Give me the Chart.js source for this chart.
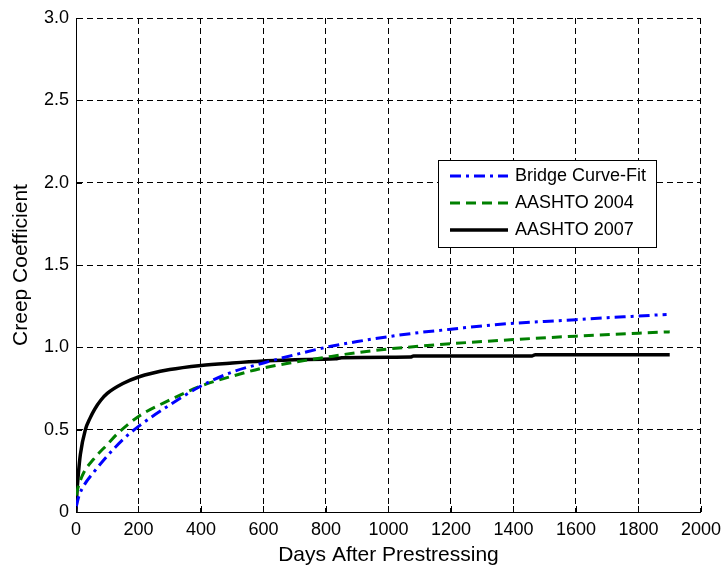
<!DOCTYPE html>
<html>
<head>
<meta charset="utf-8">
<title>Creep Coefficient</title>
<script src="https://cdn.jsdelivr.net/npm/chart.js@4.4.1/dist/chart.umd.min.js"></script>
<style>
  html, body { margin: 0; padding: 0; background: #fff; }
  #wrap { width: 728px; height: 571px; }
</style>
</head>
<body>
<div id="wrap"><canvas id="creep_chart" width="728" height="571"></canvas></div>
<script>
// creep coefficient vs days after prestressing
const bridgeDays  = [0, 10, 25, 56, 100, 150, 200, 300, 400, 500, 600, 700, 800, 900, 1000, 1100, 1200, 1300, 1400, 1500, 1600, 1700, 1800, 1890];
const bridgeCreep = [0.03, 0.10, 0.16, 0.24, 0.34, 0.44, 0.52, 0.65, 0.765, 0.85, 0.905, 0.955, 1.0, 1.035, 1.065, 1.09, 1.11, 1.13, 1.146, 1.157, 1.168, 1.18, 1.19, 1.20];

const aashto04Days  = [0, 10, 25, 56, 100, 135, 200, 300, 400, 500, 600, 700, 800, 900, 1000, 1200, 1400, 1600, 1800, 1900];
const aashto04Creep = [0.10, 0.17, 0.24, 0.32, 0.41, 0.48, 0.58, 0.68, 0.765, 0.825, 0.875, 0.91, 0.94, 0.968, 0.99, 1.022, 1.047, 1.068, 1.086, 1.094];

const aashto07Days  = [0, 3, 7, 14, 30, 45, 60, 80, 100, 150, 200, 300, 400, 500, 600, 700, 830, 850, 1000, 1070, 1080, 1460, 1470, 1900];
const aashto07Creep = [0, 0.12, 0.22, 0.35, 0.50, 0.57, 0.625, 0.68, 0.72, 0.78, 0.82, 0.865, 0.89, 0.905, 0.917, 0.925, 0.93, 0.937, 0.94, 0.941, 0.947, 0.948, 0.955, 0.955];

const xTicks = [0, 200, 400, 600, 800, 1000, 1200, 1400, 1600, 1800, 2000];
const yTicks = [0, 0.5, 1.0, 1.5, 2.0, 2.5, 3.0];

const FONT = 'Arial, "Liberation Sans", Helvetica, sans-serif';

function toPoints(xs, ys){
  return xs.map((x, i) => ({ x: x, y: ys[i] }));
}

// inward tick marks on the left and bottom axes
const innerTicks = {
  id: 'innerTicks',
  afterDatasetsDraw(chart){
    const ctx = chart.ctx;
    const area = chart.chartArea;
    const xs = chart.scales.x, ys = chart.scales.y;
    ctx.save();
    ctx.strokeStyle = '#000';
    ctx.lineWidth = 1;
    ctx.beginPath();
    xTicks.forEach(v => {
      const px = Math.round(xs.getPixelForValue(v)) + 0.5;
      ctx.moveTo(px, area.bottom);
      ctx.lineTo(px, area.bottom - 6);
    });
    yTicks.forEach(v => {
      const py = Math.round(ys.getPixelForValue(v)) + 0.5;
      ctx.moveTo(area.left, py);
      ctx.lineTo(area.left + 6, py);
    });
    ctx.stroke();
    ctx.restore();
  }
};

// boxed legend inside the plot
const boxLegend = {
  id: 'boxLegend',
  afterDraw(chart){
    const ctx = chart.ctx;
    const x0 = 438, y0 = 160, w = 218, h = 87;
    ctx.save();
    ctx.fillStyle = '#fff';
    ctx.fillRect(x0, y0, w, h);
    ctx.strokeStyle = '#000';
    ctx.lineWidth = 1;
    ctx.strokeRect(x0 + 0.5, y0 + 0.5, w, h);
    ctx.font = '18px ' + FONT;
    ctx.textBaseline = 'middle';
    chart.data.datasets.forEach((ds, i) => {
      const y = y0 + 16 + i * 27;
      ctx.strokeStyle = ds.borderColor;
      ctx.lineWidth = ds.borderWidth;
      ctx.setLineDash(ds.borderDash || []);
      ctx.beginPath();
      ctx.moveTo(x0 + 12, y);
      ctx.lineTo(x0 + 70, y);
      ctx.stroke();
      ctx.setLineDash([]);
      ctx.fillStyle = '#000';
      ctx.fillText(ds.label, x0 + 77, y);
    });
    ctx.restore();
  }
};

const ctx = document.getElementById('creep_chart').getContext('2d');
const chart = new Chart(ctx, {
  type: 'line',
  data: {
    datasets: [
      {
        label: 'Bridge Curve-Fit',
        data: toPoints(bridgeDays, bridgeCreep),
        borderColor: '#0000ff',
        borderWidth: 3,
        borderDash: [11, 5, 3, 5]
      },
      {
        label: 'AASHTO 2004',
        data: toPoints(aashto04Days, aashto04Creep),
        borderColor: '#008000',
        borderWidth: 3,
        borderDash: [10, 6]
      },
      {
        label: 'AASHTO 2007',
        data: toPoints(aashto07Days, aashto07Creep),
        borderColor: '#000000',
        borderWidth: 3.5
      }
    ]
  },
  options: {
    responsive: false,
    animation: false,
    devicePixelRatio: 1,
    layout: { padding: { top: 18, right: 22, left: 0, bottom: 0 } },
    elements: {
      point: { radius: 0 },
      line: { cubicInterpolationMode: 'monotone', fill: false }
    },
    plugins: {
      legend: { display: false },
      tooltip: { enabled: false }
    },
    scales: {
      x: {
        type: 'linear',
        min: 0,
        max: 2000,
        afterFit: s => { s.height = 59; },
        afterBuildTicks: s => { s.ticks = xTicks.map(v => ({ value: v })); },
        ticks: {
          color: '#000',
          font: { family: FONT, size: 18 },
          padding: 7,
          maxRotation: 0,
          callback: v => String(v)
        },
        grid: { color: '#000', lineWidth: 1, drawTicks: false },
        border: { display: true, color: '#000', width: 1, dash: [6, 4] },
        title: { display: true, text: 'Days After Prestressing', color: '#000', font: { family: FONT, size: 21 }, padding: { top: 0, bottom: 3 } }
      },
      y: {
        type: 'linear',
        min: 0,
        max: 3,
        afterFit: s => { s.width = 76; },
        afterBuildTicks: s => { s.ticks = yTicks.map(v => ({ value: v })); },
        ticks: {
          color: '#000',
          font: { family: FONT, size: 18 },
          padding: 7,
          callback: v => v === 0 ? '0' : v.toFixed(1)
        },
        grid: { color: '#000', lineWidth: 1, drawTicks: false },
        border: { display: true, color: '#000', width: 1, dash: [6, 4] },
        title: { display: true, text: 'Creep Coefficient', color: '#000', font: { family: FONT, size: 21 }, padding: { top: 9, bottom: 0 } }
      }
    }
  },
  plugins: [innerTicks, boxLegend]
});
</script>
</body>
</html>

───

GOAL OF THE EXERCISE: Skip every picture and return the lines above from the top through the one that contains "const yTicks = [0, 0.5, 1.0, 1.5, 2.0, 2.5, 3.0];".

IN RESPONSE:
Give me the Chart.js source for this chart.
<!DOCTYPE html>
<html>
<head>
<meta charset="utf-8">
<title>Creep Coefficient</title>
<script src="https://cdn.jsdelivr.net/npm/chart.js@4.4.1/dist/chart.umd.min.js"></script>
<style>
  html, body { margin: 0; padding: 0; background: #fff; }
  #wrap { width: 728px; height: 571px; }
</style>
</head>
<body>
<div id="wrap"><canvas id="creep_chart" width="728" height="571"></canvas></div>
<script>
// creep coefficient vs days after prestressing
const bridgeDays  = [0, 10, 25, 56, 100, 150, 200, 300, 400, 500, 600, 700, 800, 900, 1000, 1100, 1200, 1300, 1400, 1500, 1600, 1700, 1800, 1890];
const bridgeCreep = [0.03, 0.10, 0.16, 0.24, 0.34, 0.44, 0.52, 0.65, 0.765, 0.85, 0.905, 0.955, 1.0, 1.035, 1.065, 1.09, 1.11, 1.13, 1.146, 1.157, 1.168, 1.18, 1.19, 1.20];

const aashto04Days  = [0, 10, 25, 56, 100, 135, 200, 300, 400, 500, 600, 700, 800, 900, 1000, 1200, 1400, 1600, 1800, 1900];
const aashto04Creep = [0.10, 0.17, 0.24, 0.32, 0.41, 0.48, 0.58, 0.68, 0.765, 0.825, 0.875, 0.91, 0.94, 0.968, 0.99, 1.022, 1.047, 1.068, 1.086, 1.094];

const aashto07Days  = [0, 3, 7, 14, 30, 45, 60, 80, 100, 150, 200, 300, 400, 500, 600, 700, 830, 850, 1000, 1070, 1080, 1460, 1470, 1900];
const aashto07Creep = [0, 0.12, 0.22, 0.35, 0.50, 0.57, 0.625, 0.68, 0.72, 0.78, 0.82, 0.865, 0.89, 0.905, 0.917, 0.925, 0.93, 0.937, 0.94, 0.941, 0.947, 0.948, 0.955, 0.955];

const xTicks = [0, 200, 400, 600, 800, 1000, 1200, 1400, 1600, 1800, 2000];
const yTicks = [0, 0.5, 1.0, 1.5, 2.0, 2.5, 3.0];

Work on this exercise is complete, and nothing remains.